OPINION:
This will be the first Father’s Day that I won’t be able to talk to my dad by phone or in person. He died at the ripe old age of 94 back in February. Wish you could have known him.
At a celebration of his 75th birthday, I said that the three men I admired most were Ronald Reagan, Pope John Paul II and my dad. That’s pretty impressive company.
My earliest memory of my dad was when I was about 3 or 4 years old and he used to pick me up and kiss me, which I absolutely hated because he had prickly facial hair that scratched my baby face. I would run away from him when I saw him coming and he would chase me down.
He and my mom grew up during the Depression, and he told stories of deprivation and eating what today would be considered dog food because money was so tight. I remember he and my mom were obsessive about requiring me and my four siblings to eat everything on the dinner plate as a matter of ethical obligation. You didn’t let food go to waste in the Moore household — and now I’m obsessive about it. The millennials have no idea.
He was a member of the Greatest Generation and he served in the Army “with distinction” in the Pacific theater. He rarely if ever talked about the war and his attitude, like so many of the heroes of that era, was that he did what he had to do to serve our country at a time of need against the evil and inhumanity of the Japs and Germans. My parents would never buy a Japanese car out of principle throughout the rest of their lives — and out of respect for them, I never will either.
He was a serial entrepreneur in his working career and operated an export business selling pipes, valves and industrial equipment to every corner of the globe. He was an international traveling salesman and when I was young he was gone overseas for sometimes weeks at a time.
We used to joke that this man who could barely screw in a light bulb — and as my mom used to joke, every time he put a shovel in the ground he would manage to burst a pipe — was able to explain and sell sophisticated equipment to foreigners.

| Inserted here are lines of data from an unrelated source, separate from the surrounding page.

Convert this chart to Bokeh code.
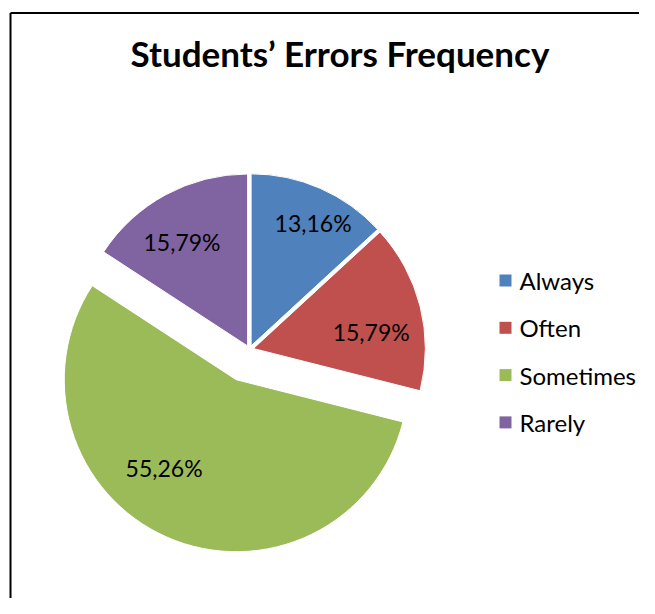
import numpy as np
from bokeh.plotting import figure
from bokeh.models import Range1d
from bokeh.core.properties import value
from bokeh.embed import file_html
from bokeh.resources import INLINE

# ---- data ----
title_text = "Students\u2019 Errors Frequency"
categories = ["Always", "Often", "Sometimes", "Rarely"]
percents = [13.16, 15.79, 55.26, 15.79]
label_texts = ["13,16%", "15,79%", "55,26%", "15,79%"]
colors = ["#4F81BD", "#C0504D", "#9BBB59", "#8064A2"]

# ---- styling (pixel units) ----
W, H = 639, 598
FONT = "Lato"
cx, cy, R = 249, 249, 172
explode = [4, 4, 33, 4]
label_dist = [138, 119, 114, 123]
label_nudge_deg = [-3, -6, -15.6, 3.8]

p = figure(width=W, height=H, output_backend="svg", toolbar_location=None,
           x_range=Range1d(0, W), y_range=Range1d(0, H), min_border=0)
p.axis.visible = False
p.grid.visible = False
p.outline_line_color = None
p.background_fill_color = "white"
p.border_fill_color = "white"

# frame (left and top edge visible, right/bottom cut off)
p.segment(x0=[10, 10], y0=[0, 585.5], x1=[10, W], y1=[585.5, 585.5],
          line_color="black", line_width=2)

vals = np.array(percents, dtype=float)
frac = vals / vals.sum()
cum = np.concatenate([[0], np.cumsum(frac)])
a_start = np.pi / 2 - 2 * np.pi * cum[:-1]   # clockwise from 12 o'clock
a_end = np.pi / 2 - 2 * np.pi * cum[1:]
mid = (a_start + a_end) / 2
ex = np.array(explode, dtype=float)
xs = cx + ex * np.cos(mid)
ys = cy + ex * np.sin(mid)

p.wedge(x=xs, y=ys, radius=R, start_angle=a_end, end_angle=a_start,
        fill_color=colors, line_color="white", line_width=1)

la = mid + np.deg2rad(label_nudge_deg)
lx = xs + np.array(label_dist) * np.cos(la)
ly = ys + np.array(label_dist) * np.sin(la)
p.text(x=lx, y=ly, text=label_texts, text_font=value(FONT),
       text_font_size="23px", text_align="center", text_baseline="middle",
       text_color="black")

# title
p.text(x=[339.5], y=[546], text=[title_text], text_font=value(FONT),
       text_font_style="bold", text_font_size="35px", text_align="center",
       text_baseline="middle", text_color="black")

# legend
lg_x, lg_y0, lg_dy = 505, 318, 47.3
idx = np.arange(len(categories))
p.scatter(x=[lg_x] * len(categories), y=lg_y0 - idx * lg_dy, marker="square",
          size=12, fill_color=colors, line_color=None)
p.text(x=[lg_x + 14] * len(categories), y=lg_y0 - idx * lg_dy, text=categories,
       text_font=value(FONT), text_font_size="24px", text_align="left",
       text_baseline="middle", text_color="black")

open("out.html", "w").write(file_html(p, INLINE))
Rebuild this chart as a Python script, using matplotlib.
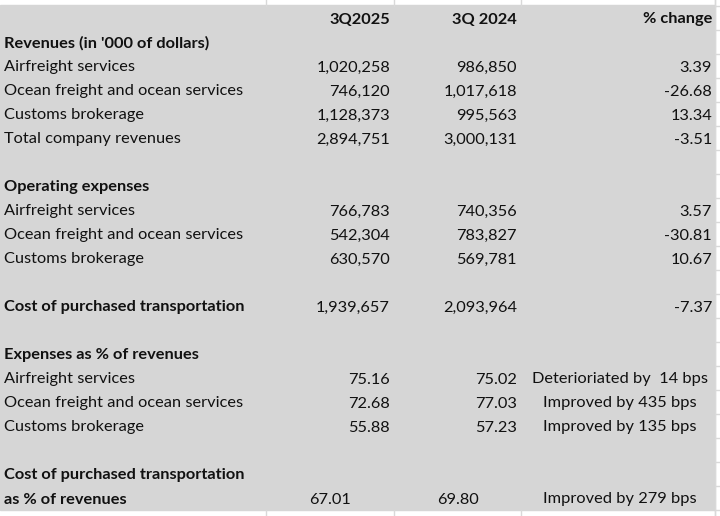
import matplotlib
matplotlib.use("Agg")
import matplotlib.pyplot as plt
from matplotlib.patches import Rectangle

plt.rcParams['font.family'] = ['Lato', 'DejaVu Sans']

# table data
header = ["", "3Q2025", "3Q 2024", "% change"]

rev_title = "Revenues (in '000 of dollars)"
rev_labels = ["Airfreight services", "Ocean freight and ocean services",
              "Customs brokerage", "Total company revenues"]
rev_2025 = ["1,020,258", "746,120", "1,128,373", "2,894,751"]
rev_2024 = ["986,850", "1,017,618", "995,563", "3,000,131"]
rev_chg = ["3.39", "-26.68", "13.34", "-3.51"]

opex_title = "Operating expenses"
opex_labels = ["Airfreight services", "Ocean freight and ocean services",
               "Customs brokerage"]
opex_2025 = ["766,783", "542,304", "630,570"]
opex_2024 = ["740,356", "783,827", "569,781"]
opex_chg = ["3.57", "-30.81", "10.67"]

cpt_label = "Cost of purchased transportation"
cpt_2025 = "1,939,657"
cpt_2024 = "2,093,964"
cpt_chg = "-7.37"

pct_title = "Expenses as % of revenues"
pct_labels = ["Airfreight services", "Ocean freight and ocean services",
              "Customs brokerage"]
pct_2025 = ["75.16", "72.68", "55.88"]
pct_2024 = ["75.02", "77.03", "57.23"]
pct_note = ["Deterioriated by  14 bps", "Improved by 435 bps", "Improved by 135 bps"]

tot_title = "Cost of purchased transportation"
tot_label = "as % of revenues"
tot_2025 = "67.01"
tot_2024 = "69.80"
tot_note = "Improved by 279 bps"

# layout (pixels)
W, H = 720, 516
row_h = 24
y0 = 19.5
col_edges = [0, 266, 394, 521, 715]
grey = "#D6D6D6"
grid = "#D9D9D9"
fs = 11.8

fig = plt.figure(figsize=(W / 100, H / 100), dpi=100)
ax = fig.add_axes([0, 0, 1, 1])
ax.set_xlim(0, W)
ax.set_ylim(H, 0)
ax.axis("off")
fig.patch.set_facecolor("white")

# spreadsheet gridlines in the white margin
for x in col_edges[1:]:
    ax.plot([x, x], [0, 6], color=grid, lw=1)
for i in range(22):
    yb = 6 + i * row_h
    ax.plot([715, W], [yb, yb], color=grid, lw=1)
ax.plot([715, 715], [0, H], color=grid, lw=1)
for x in col_edges[1:]:
    ax.plot([x, x], [510, H], color=grid, lw=1)

ax.add_patch(Rectangle((0, 5), 715, 505, color=grey, zorder=1))


def row_y(i):
    return y0 + i * row_h


def put(i, label=None, c1=None, c2=None, c3=None, bold=False, center_vals=False, center_note=False):
    y = row_y(i)
    w = "bold" if bold else "normal"
    kw = dict(va="center", fontsize=fs, color="#111111", zorder=3)
    if label:
        ax.text(4, y, label, ha="left", fontweight=w, **kw)
    if c1:
        if center_vals:
            ax.text((col_edges[1] + col_edges[2]) / 2, y, c1, ha="center", **kw)
        else:
            ax.text(col_edges[2] - 4, y, c1, ha="right", fontweight=w, **kw)
    if c2:
        if center_vals:
            ax.text((col_edges[2] + col_edges[3]) / 2, y, c2, ha="center", **kw)
        else:
            ax.text(col_edges[3] - 4, y, c2, ha="right", fontweight=w, **kw)
    if c3:
        if center_note:
            ax.text((col_edges[3] + col_edges[4]) / 2 + 2, y, c3, ha="center", **kw)
        else:
            ax.text(col_edges[4] - 3, y, c3, ha="right", fontweight=w, **kw)


put(0, None, header[1], header[2], header[3], bold=True)
put(1, rev_title, bold=True)
for k in range(len(rev_labels)):
    put(2 + k, rev_labels[k], rev_2025[k], rev_2024[k], rev_chg[k])
put(7, opex_title, bold=True)
for k in range(len(opex_labels)):
    put(8 + k, opex_labels[k], opex_2025[k], opex_2024[k], opex_chg[k])
put(12, cpt_label, bold=True)
put(12, None, cpt_2025, cpt_2024, cpt_chg)
put(14, pct_title, bold=True)
for k in range(len(pct_labels)):
    put(15 + k, pct_labels[k], pct_2025[k], pct_2024[k], pct_note[k], center_note=True)
put(19, tot_title, bold=True)
put(20, tot_label, bold=True)
put(20, None, tot_2025, tot_2024, tot_note, center_vals=True, center_note=True)

fig.savefig("out.png", dpi=100)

We always suspected that he might really be with the CIA — an American James Bond but we could never prove it.
He loved to play golf and was a long ball hitter, but he had the yips when it came to putting. The most enjoyment he got out of golf was vicariously — watching my mom win 11 club championships.
He was strong as an ox and was a man’s man without any feminine side that I ever saw — not that there’s anything wrong with that.
He could drink anyone here under the table.
The worst beating that I ever got from him was not when I flunked French or threw the baseball bat through the neighbors bay window, but when freshman year I cheated on a test by writing the Pythagorean Formula on my wrist. Failing was permissible. Cheating unforgivable. He taught integrity.
One of my fondest memories was playing touch football in the back yard — dad and me versus my two older brothers — and he would hand off the ball to me and then level my brothers with forearm shivers as if he were Deacon Jones and I was Gale Sayers prancing into the end zone.
If only the rest of life were that fun and easy.
In my whole life I never heard him curse — even though he had an explosive temper.
I never in my whole life got out of bed earlier than he did.
He took a bath every day, not a shower.
He had a double chin and when he got angry he would jut out that square jaw and it was time to run for cover.
He always and unfailingly was first to pick up the bill when he was at a bar or table with friends. “Bill,” my mom would grouse in great annoyance, “you don’t always have to pick up the tab.” But he always did.
He never once in his life set foot in Washington and he had utter contempt for politics and politicians. The only politician I ever heard him get excited about was John McCain because of his war record.
He doted on my mom and let her rule the roost, but that no doubt explains nearly 65 years of a loving marriage. Happy wife, happy life. If we ever insulted or cursed mom he’d go into a rage and come after us with the belt in hand.
The only person I ever met in my whole life who had a better vocabulary than dad was Bill Buckley.
His favorite sports team was the 1994 Northwestern Wildcats Rose Bowl team. If you cut him he bled purple and white.
Another happy memory was sitting in the den with dad at night and watching old rerun episodes of “The Honeymooners” — the greatest TV show ever. We would both fall to the ground howling in laughter when Jackie Gleason said things like: “You’re going to the moon Alice — bang, zoom.” How politically incorrect was that?
He never once that I remember said “I love you.” But he never had to.
• Stephen Moore is a senior fellow at the Heritage Foundation.